Bogeyguy,the one person who constantly ask for my tools assumes I'll bring the nail,bit ,etc, plus when it comes to working with power tools he is all thumbs.I only help him because he does not make much money so if I give him let's say a nail gun but no nails ,he's going to ask me to leave the gun until he buys the nails which is never.
I prefer to take the nails with me and do the job at his place by myself and bring all my tools back home safe and sound.


----------



## Howie (May 25, 2010)

I have tools I will loan and other "good" tools I won't. I loaned a really good chisel once and got it back after the guy drove it thru a nail. After that,nada, now anyone gets the el cheapos I keep just for that purpose.
Years ago I asked to borrow a guys pocket knife. When he pulled it out it was a $.69 Imperial (I said years ago) I laughed and he asked why and I said this beer can pocket knife. He said "you're going to bring it back aren't you and I nodded" he said he used to loan a good knife and usually never got them back. He said "I always get this one back". I've found this true with tools.
Good post Ken, I know exactly where you're coming from.


----------



## BrandonW (Apr 27, 2010)

I have another woodworker friend in the same town here to whom I loan tools and vice versa. I trust him and I'm confident that he'll use the tools correctly, respectfully, and timely. Like others, I also have tools that I don't mind loaning out to non-woodworkers (HF chisels, cheap hammers, black & decker drill etc.) because i'm not using them and if they suffer a little abuse I'm okay with that. And of course, I offer my shop to most of my friends because I enjoy having people over and sharing in the craft.


----------



## Smitty_Cabinetshop (Mar 26, 2011)

I can say with certainty there's not a friend around here that wants to borrow one of my hand planes. Zero. So there's another good reason to go hand tools.


----------



## juniorjock (Feb 3, 2008)

"No" is a powerful word. I use it all the time. Not just when asked for tools but all kinds of other stuff too. The best part is to wait for their response when you say "no". They just look at you strange and don't say anything. "No" works really good on the phone too. You say "no" and then you don't hear anything…......... I love "NO".


----------



## nwbusa (Feb 21, 2012)

I'll loan some of my tools to some people, some of the time. If I have a concern that the tool will be misused, damaged, or lost, then the answer will be "no", usually with an offer to help them with the job.


----------



## needshave (Jan 13, 2013)

My woodworking shop is in another town from where I live and most of my tools and all woodworking equipment lives there. I have never let anyone use any of the woodworking shop equipment. One neighbor, whom I became very close to,would come over just to talk. He finally got up enough nerve to ask me if he could borrow my hammer drill to work on his house. Reluctantly I let him use it. I was assured it would be just overnight. Two weeks went by, I finally had to go over and ask about it. He said, he had been avoiding bring it back. Why is that, He left it out in the rain and snow for a week.
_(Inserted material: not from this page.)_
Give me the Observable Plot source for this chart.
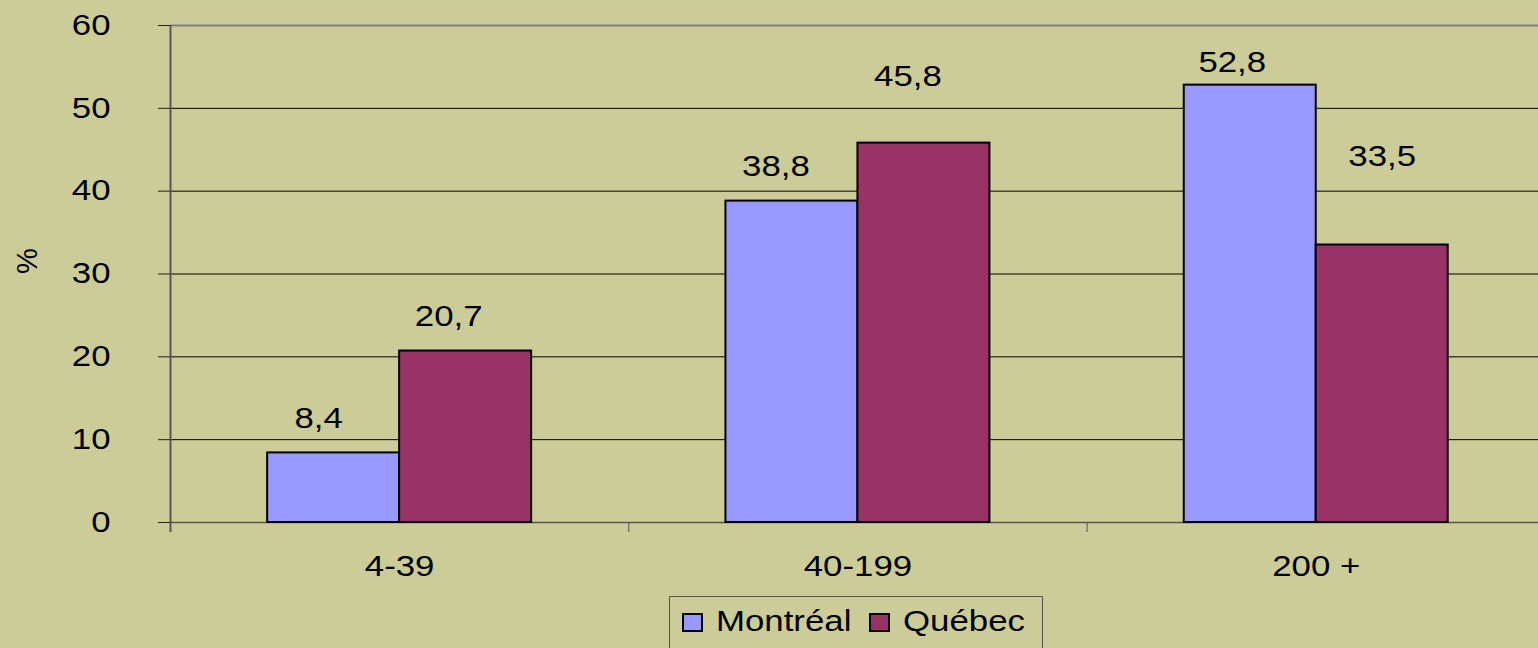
<!DOCTYPE html>
<html><head><meta charset="utf-8">
<script src="https://cdn.jsdelivr.net/npm/d3@7"></script>
<script src="https://cdn.jsdelivr.net/npm/@observablehq/plot@0.6"></script>
<style>
html,body{margin:0;padding:0;background:#CCCC99;overflow:hidden}
#chart svg{display:block}
.legend{margin-left:669px;width:374px;height:70px;border:1px solid #555;box-sizing:border-box;position:relative;font-family:"Liberation Sans",Arial,sans-serif;font-size:29px;color:#000}
.legend .sw{position:absolute;top:16px;width:21px;height:19px;border:2px solid #000;box-sizing:border-box}
.legend .lb{position:absolute;top:10px;line-height:1;white-space:nowrap;transform:scaleX(1.2);transform-origin:left center}
</style></head><body>
<div id="chart"></div>
<script>
const categories = ["4-39", "40-199", "200 +"];
const seriesNames = ["Montréal", "Québec"];
const montreal = [8.4, 38.8, 52.8];
const quebec = [20.7, 45.8, 33.5];
const yTicks = [0, 10, 20, 30, 40, 50, 60];
const colors = ["#9999FF", "#993366"];

const barW = 0.288;
const seriesValues = [montreal, quebec];
const rows = categories.flatMap((c, i) => seriesNames.map((s, k) => ({
  category: c, series: s, value: seriesValues[k][i],
  x1: i + 0.5 + (k - 1) * barW, x2: i + 0.5 + k * barW
})));
// label pixel nudges (style)
const nudges = {
  "4-39|Montréal": [-15, -34], "4-39|Québec": [-17, -34],
  "40-199|Montréal": [-16, -34], "40-199|Québec": [-16, -66],
  "200 +|Montréal": [-18, -22], "200 +|Québec": [0, -88]
};
const fmt = v => v.toFixed(1).replace(".", ",");
const FS = 29;

const plot = Plot.plot({
  width: 1538, height: 596,
  marginLeft: 170, marginRight: 0, marginTop: 25, marginBottom: 74,
  style: {background: "#CCCC99", fontFamily: "'Liberation Sans', Arial, sans-serif", color: "#000"},
  x: {domain: [0, 2.985]},
  y: {domain: [0, 60]},
  color: {domain: seriesNames, range: colors},
  marks: [
    Plot.ruleY(yTicks.filter(v => v > 0 && v < 60), {stroke: "#000", strokeWidth: 1}),
    Plot.ruleY([60], {stroke: "#808080", strokeWidth: 2}),
    Plot.ruleY([0], {stroke: "#555", strokeWidth: 1.5}),
    Plot.rect(rows, {x1: "x1", x2: "x2", y1: () => 0, y2: "value", fill: "series", stroke: "#000", strokeWidth: 2}),
    Plot.ruleX([0], {stroke: "#555", strokeWidth: 2, insetBottom: -10}),
    Plot.axisY({ticks: yTicks, tickSize: 12, tickPadding: 48, fontSize: FS, label: null, tickFormat: d => String(d), stroke: "#222"}),
    Plot.axisX({ticks: [0, 1, 2], tickSize: 10, tickFormat: () => "", stroke: "#555", label: null}),
    Plot.axisX({ticks: categories.map((c, i) => i + 0.5), tickSize: 0, tickPadding: 33, fontSize: FS, label: null,
      tickFormat: v => categories[Math.floor(v)]}),
    ...rows.map(r => {
      const [dx, dy] = nudges[r.category + "|" + r.series];
      return Plot.text([r], {x: d => (d.x1 + d.x2) / 2, y: "value", text: d => fmt(d.value), dx, dy, fontSize: FS, fill: "#000"});
    }),
    Plot.text(["%"], {frameAnchor: "left", dx: -143, rotate: -90, fontSize: FS, fill: "#000"})
  ]
});
document.getElementById("chart").appendChild(plot);
plot.querySelectorAll("text").forEach(t => {
  if (t.textContent === "%" || !t.textContent) return;
  const L = t.getComputedTextLength();
  t.setAttribute("textLength", L * 1.2);
  t.setAttribute("lengthAdjust", "spacingAndGlyphs");
});

const legend = document.createElement("div");
legend.className = "legend";
const pos = [[12, 46], [199, 233]];
seriesNames.forEach((s, k) => {
  const sw = document.createElement("div");
  sw.className = "sw"; sw.style.left = pos[k][0] + "px"; sw.style.background = colors[k];
  const lb = document.createElement("span");
  lb.className = "lb"; lb.style.left = pos[k][1] + "px"; lb.textContent = s;
  legend.appendChild(sw); legend.appendChild(lb);
});
document.body.appendChild(legend);
</script>
</body></html>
i no longer loan out any tools. There is a sign in the front and back of the shop that says; "Due to the liabilities associated with loaning out tools, We no longer loan out any tools. Please do not ask" I have a lot of people stop by and I can see in their face, when they see the sign, why they were there. Really close people I know are needing help or can't afford the luxury of some of the tools, I'm there with my tools to help. But otherwise, sorry No. It's unfortunate, but necessary.


----------



## renners (Apr 9, 2010)

No.


----------



## BobThompson (Jan 8, 2013)

There are a few people I know that I would lend tools to, the thing is, they aren't the ones that ask to borrow anything. I never lend to brothers-in-law (anymore), never! Years ago I lent a belt sander to one brother-in-law and he broke it, he even told me he broke it. He never fixed it, replaced it, and never even gave it back to me so I could fix it. The point is the ones that will take care of things typically don't ask to borrow.


----------



## MrFid (Mar 9, 2013)

Hmmm tough question. I agree with earlier posters that they would have to establish a "line of credit" before they got anything worthwhile. Also, if it is a tool that I use often (ie random orbital sander), I'd probably just volutneer to help them with their project (to guarantee I get it back). If it's a junky/seldom-used tool (ie toilet snake), they can take it. Although come to think of it there's relatively few people I'd lend my toilet snake to, plus that's not really a tool you can predict when you'll need. I take it back. Snake stays with me. But if you want a crappy old putter or wedge, all yours.


----------



## muddyboggy (Feb 2, 2013)

I don't lend any of my tools nor do I borrow any. If I need a tool, I go buy it and I expect other people to do the same. When I was working construction and wearing a belt, I said not only no, but hell no so often that the new guys would ask if I was mad.


----------



## Truefire (Mar 20, 2007)

This thread is highly entertaining…i love it.. Scotsman and myself should indeed grab a bag of popcorn.

I really like the sign idea Needshave…ingenious!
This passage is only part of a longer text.